Problem requirements: Transcribe exactly the lines from the one containing "Rebuild this chart" through the one containing "s.set_linewidth(1.5)", both included, and leave out any pictures.

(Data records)
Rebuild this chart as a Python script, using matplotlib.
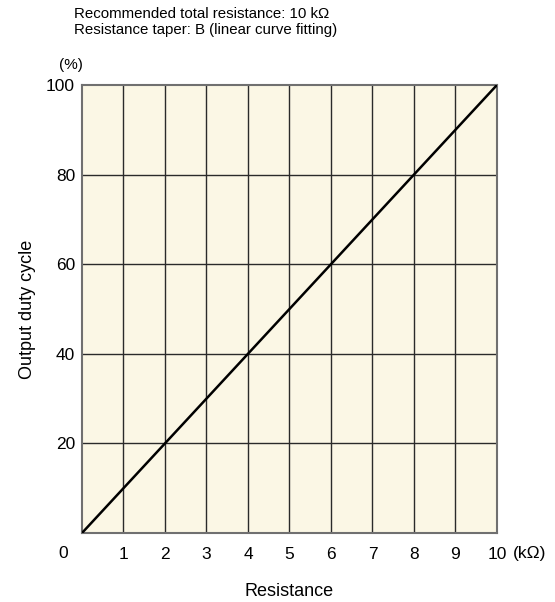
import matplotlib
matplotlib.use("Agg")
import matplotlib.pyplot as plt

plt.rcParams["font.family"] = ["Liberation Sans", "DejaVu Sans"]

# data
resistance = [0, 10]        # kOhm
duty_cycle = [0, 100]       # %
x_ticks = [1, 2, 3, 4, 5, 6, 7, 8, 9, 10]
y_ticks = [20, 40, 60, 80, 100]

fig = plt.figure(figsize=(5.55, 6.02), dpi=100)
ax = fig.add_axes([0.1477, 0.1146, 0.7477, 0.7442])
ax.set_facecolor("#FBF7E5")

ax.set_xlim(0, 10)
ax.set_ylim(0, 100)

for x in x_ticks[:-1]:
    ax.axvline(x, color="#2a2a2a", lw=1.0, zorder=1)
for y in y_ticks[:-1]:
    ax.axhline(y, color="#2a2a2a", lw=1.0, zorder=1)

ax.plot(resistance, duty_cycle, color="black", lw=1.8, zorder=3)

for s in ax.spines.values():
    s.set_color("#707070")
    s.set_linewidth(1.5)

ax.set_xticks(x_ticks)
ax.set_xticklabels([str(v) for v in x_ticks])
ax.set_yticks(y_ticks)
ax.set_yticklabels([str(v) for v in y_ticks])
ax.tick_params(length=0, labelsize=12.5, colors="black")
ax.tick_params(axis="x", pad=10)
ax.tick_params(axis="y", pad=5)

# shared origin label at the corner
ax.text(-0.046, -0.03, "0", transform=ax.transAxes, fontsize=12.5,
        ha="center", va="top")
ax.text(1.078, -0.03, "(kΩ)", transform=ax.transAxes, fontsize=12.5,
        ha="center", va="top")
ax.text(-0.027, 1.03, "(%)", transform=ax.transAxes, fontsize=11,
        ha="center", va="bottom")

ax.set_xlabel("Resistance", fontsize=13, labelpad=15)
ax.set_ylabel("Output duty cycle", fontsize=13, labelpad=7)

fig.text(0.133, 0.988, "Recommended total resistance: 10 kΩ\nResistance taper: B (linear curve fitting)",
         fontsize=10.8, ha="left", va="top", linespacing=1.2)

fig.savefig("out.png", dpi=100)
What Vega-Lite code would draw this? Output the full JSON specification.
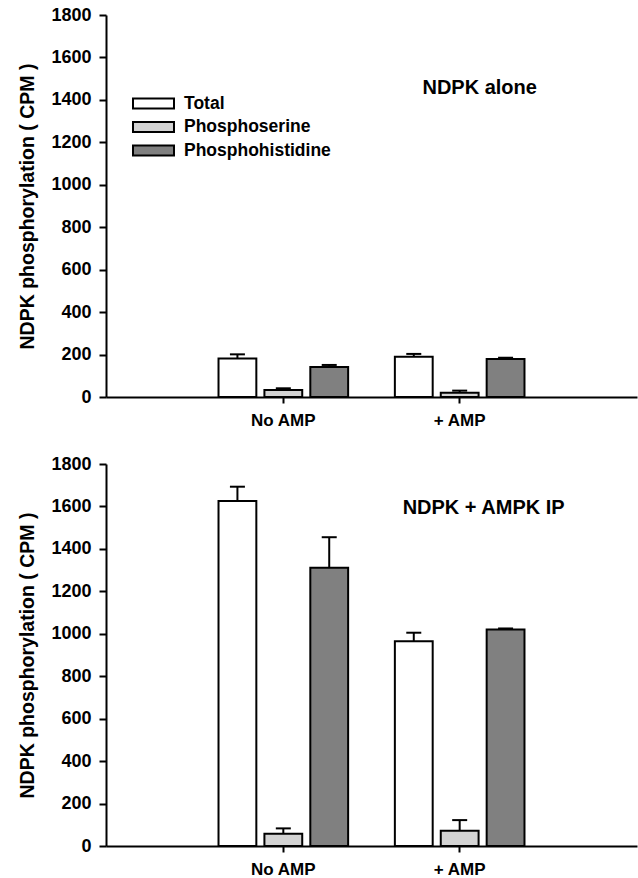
==
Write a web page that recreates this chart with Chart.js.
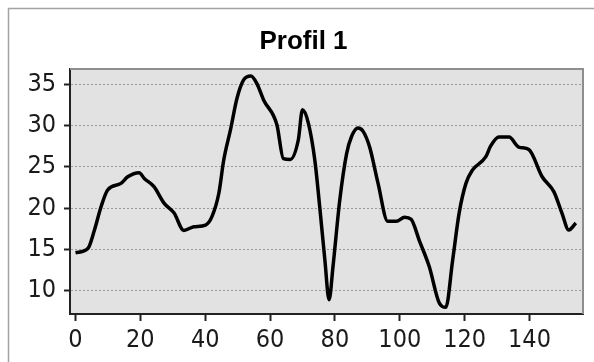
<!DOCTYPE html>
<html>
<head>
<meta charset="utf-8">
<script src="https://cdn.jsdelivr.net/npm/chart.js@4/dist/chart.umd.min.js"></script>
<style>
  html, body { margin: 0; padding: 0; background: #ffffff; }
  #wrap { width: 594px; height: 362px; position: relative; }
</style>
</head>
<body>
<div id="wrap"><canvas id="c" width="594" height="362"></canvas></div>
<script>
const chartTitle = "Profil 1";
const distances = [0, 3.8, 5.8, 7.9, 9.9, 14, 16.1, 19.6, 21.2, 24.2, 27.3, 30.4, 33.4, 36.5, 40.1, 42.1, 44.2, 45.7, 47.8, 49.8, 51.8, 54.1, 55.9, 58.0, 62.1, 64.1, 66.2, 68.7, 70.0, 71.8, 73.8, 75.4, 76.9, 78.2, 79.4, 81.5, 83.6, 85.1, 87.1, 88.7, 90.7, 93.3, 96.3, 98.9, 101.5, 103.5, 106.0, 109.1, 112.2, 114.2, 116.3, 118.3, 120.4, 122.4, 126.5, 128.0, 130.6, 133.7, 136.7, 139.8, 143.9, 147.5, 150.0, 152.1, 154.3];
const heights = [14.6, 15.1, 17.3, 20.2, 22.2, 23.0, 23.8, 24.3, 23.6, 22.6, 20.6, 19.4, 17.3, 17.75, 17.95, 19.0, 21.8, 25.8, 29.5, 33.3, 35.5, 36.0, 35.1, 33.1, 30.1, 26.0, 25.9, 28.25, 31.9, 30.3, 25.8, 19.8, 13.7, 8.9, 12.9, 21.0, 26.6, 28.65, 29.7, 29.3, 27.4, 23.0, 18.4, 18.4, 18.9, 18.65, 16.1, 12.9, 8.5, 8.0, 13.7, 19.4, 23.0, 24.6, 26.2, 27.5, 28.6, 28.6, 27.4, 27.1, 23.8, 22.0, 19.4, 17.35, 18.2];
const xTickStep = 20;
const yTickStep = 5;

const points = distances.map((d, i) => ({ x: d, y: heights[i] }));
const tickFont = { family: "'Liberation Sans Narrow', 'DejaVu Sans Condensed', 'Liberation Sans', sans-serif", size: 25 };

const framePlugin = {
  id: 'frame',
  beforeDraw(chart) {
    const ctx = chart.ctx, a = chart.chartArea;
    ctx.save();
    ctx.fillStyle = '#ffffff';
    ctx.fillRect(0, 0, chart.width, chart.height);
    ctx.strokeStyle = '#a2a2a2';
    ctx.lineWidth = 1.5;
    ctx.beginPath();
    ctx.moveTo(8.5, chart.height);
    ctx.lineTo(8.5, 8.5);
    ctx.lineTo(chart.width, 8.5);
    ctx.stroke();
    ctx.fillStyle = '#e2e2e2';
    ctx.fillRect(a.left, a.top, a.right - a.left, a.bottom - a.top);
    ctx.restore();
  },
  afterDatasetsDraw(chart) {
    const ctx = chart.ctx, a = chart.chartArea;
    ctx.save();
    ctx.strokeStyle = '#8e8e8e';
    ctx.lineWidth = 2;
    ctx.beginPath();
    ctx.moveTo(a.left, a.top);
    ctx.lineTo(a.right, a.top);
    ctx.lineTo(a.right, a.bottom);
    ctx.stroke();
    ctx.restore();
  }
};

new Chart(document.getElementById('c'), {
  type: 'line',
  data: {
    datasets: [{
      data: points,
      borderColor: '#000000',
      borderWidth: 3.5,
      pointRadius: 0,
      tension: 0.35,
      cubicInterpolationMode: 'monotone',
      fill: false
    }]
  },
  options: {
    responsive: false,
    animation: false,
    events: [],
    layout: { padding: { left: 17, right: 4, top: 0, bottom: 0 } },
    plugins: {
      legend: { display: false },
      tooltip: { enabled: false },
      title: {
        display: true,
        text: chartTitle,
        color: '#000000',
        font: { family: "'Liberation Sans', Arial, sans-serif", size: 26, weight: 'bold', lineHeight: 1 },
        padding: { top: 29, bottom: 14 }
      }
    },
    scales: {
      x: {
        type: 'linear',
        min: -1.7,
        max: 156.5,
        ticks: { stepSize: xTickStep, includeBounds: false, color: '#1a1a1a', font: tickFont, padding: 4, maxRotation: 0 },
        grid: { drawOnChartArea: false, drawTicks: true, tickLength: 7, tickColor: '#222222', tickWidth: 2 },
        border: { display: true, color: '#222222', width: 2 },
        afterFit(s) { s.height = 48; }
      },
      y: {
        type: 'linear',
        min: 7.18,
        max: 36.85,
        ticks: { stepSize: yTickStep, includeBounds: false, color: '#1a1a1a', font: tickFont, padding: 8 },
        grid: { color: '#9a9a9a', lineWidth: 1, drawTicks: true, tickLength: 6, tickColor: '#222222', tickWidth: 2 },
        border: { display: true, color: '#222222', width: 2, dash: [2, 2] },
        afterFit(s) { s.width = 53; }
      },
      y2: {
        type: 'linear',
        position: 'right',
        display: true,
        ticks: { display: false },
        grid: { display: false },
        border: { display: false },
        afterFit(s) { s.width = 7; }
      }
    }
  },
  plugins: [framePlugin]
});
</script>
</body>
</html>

Correct response:
Rebuild this chart as a Python script, using matplotlib.
import matplotlib
matplotlib.use("Agg")
import matplotlib.pyplot as plt

plt.rcParams["font.family"] = ["Liberation Sans", "DejaVu Sans"]

# data
resistance = [0, 10]        # kOhm
duty_cycle = [0, 100]       # %
x_ticks = [1, 2, 3, 4, 5, 6, 7, 8, 9, 10]
y_ticks = [20, 40, 60, 80, 100]

fig = plt.figure(figsize=(5.55, 6.02), dpi=100)
ax = fig.add_axes([0.1477, 0.1146, 0.7477, 0.7442])
ax.set_facecolor("#FBF7E5")

ax.set_xlim(0, 10)
ax.set_ylim(0, 100)

for x in x_ticks[:-1]:
    ax.axvline(x, color="#2a2a2a", lw=1.0, zorder=1)
for y in y_ticks[:-1]:
    ax.axhline(y, color="#2a2a2a", lw=1.0, zorder=1)

ax.plot(resistance, duty_cycle, color="black", lw=1.8, zorder=3)

for s in ax.spines.values():
    s.set_color("#707070")
    s.set_linewidth(1.5)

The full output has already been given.